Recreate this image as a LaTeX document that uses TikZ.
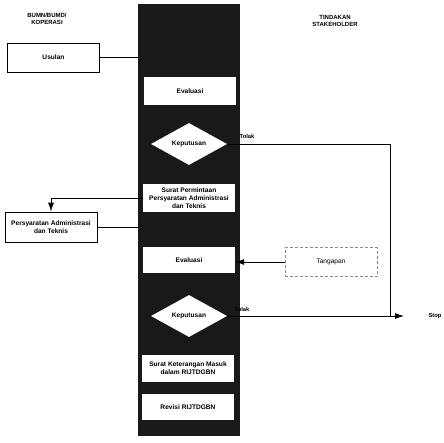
\documentclass[tikz,border=0pt]{standalone}
\usepackage{fontspec}
\setmainfont{Liberation Sans}
\usetikzlibrary{arrows.meta,shapes.geometric}

\begin{document}
\begin{tikzpicture}[
    x=1pt, y=-1pt,
    lane/.style   = {fill=black!90, minimum width=102pt, minimum height=432pt,
                     inner sep=0pt},
    task/.style   = {fill=white, minimum width=92pt, minimum height=28pt,
                     inner sep=1pt, align=center,
                     font=\fontsize{6.6}{7.8}\selectfont\bfseries},
    party/.style  = {task, draw, line width=0.8pt},
    extern/.style = {task, draw=black!45, densely dashed,
                     font=\fontsize{6.6}{7.8}\selectfont},
    decide/.style = {diamond, fill=white, minimum width=76pt, minimum height=42pt,
                     inner sep=0pt, font=\fontsize{6.6}{7.8}\selectfont\bfseries},
    head/.style   = {align=center, font=\fontsize{6}{7.6}\selectfont\bfseries},
    note/.style   = {font=\fontsize{5.8}{6.8}\selectfont\bfseries},
    line/.style   = {line width=0.9pt},
    arr/.style    = {line, -{Latex[length=9pt, width=6pt]}},
]
\useasboundingbox (0,0) rectangle (444,442);

% --- dark swim lane ---
\node[lane] (lane) at (189,220) {};

% --- column headings ---
\node[head] (hbumn) at (47,19) {BUMN/BUMD/\\KOPERASI};
\node[head] (hstake) at (335,21) {TINDAKAN\\STAKEHOLDER};

% --- left side ---
\node[party, minimum height=29pt] (usulan) at (53.5,57.5) {Usulan};
\node[party, minimum height=30pt] (syarat) at (51,227)
    {Persyaratan Administrasi\\dan Teknis};

% --- inside the lane ---
\node[task] (eval1) at (190,91) {Evaluasi};
\node[decide] (dec1) at (189,144) {Keputusan};
\node[task] (minta) at (189,198)
    {Surat Permintaan\\Persyaratan Administrasi\\dan Teknis};
\node[task, minimum height=26pt] (eval2) at (189,260) {Evaluasi};
\node[decide] (dec2) at (189,316) {Keputusan};
\node[task, minimum height=27pt] (masuk) at (188,368)
    {Surat Keterangan Masuk\\dalam RIJTDGBN};
\node[task, minimum height=26pt] (revisi) at (188,407) {Revisi RIJTDGBN};

% --- stakeholder side ---
\node[extern, minimum height=29pt] (tangapan) at (331,262) {Tangapan};
\node[note] (stop) at (435,316) {Stop};
\coordinate (join) at (390,316);
\coordinate (tip) at (404,316);

% --- labels on the rejection lines ---
\node[note] (tolak1) at (247,136) {Tolak};
\node[note] (tolak2) at (242,309) {Tolak};

% --- connectors ---
\draw[line] (usulan.east) -- (usulan.east -| lane.west);
\draw[line] (dec1.east) -| (join);
\draw[arr] (minta.west) -| (syarat.north);
\draw[line] (syarat.east) -- (syarat.east -| lane.west);
\draw[arr] (tangapan.west) -- (tangapan.west -| eval2.east);
\draw[arr] (dec2.east) -- (tip);

\end{tikzpicture}
\end{document}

━━━━━━━━

- INSTRUCTIONS TO FOLLOW -
The data above should be repeated exactly, minus any pictures.

- FULL ANSWER -
Recreate this image as a LaTeX document that uses TikZ.
\documentclass[tikz,border=0pt]{standalone}
\usepackage{fontspec}
\setmainfont{Liberation Sans}
\usetikzlibrary{arrows.meta,shapes.geometric}

\begin{document}
\begin{tikzpicture}[
    x=1pt, y=-1pt,
    lane/.style   = {fill=black!90, minimum width=102pt, minimum height=432pt,
                     inner sep=0pt},
    task/.style   = {fill=white, minimum width=92pt, minimum height=28pt,
                     inner sep=1pt, align=center,
                     font=\fontsize{6.6}{7.8}\selectfont\bfseries},
    party/.style  = {task, draw, line width=0.8pt},
    extern/.style = {task, draw=black!45, densely dashed,
                     font=\fontsize{6.6}{7.8}\selectfont},
    decide/.style = {diamond, fill=white, minimum width=76pt, minimum height=42pt,
                     inner sep=0pt, font=\fontsize{6.6}{7.8}\selectfont\bfseries},
    head/.style   = {align=center, font=\fontsize{6}{7.6}\selectfont\bfseries},
    note/.style   = {font=\fontsize{5.8}{6.8}\selectfont\bfseries},
    line/.style   = {line width=0.9pt},
    arr/.style    = {line, -{Latex[length=9pt, width=6pt]}},
]
\useasboundingbox (0,0) rectangle (444,442);

% --- dark swim lane ---
\node[lane] (lane) at (189,220) {};

% --- column headings ---
\node[head] (hbumn) at (47,19) {BUMN/BUMD/\\KOPERASI};
\node[head] (hstake) at (335,21) {TINDAKAN\\STAKEHOLDER};

% --- left side ---
\node[party, minimum height=29pt] (usulan) at (53.5,57.5) {Usulan};
\node[party, minimum height=30pt] (syarat) at (51,227)
    {Persyaratan Administrasi\\dan Teknis};

% --- inside the lane ---
\node[task] (eval1) at (190,91) {Evaluasi};
\node[decide] (dec1) at (189,144) {Keputusan};
\node[task] (minta) at (189,198)
    {Surat Permintaan\\Persyaratan Administrasi\\dan Teknis};
\node[task, minimum height=26pt] (eval2) at (189,260) {Evaluasi};
\node[decide] (dec2) at (189,316) {Keputusan};
\node[task, minimum height=27pt] (masuk) at (188,368)
    {Surat Keterangan Masuk\\dalam RIJTDGBN};
\node[task, minimum height=26pt] (revisi) at (188,407) {Revisi RIJTDGBN};

% --- stakeholder side ---
\node[extern, minimum height=29pt] (tangapan) at (331,262) {Tangapan};
\node[note] (stop) at (435,316) {Stop};
\coordinate (join) at (390,316);
\coordinate (tip) at (404,316);

% --- labels on the rejection lines ---
\node[note] (tolak1) at (247,136) {Tolak};
\node[note] (tolak2) at (242,309) {Tolak};

% --- connectors ---
\draw[line] (usulan.east) -- (usulan.east -| lane.west);
\draw[line] (dec1.east) -| (join);
\draw[arr] (minta.west) -| (syarat.north);
\draw[line] (syarat.east) -- (syarat.east -| lane.west);
\draw[arr] (tangapan.west) -- (tangapan.west -| eval2.east);
\draw[arr] (dec2.east) -- (tip);

\end{tikzpicture}
\end{document}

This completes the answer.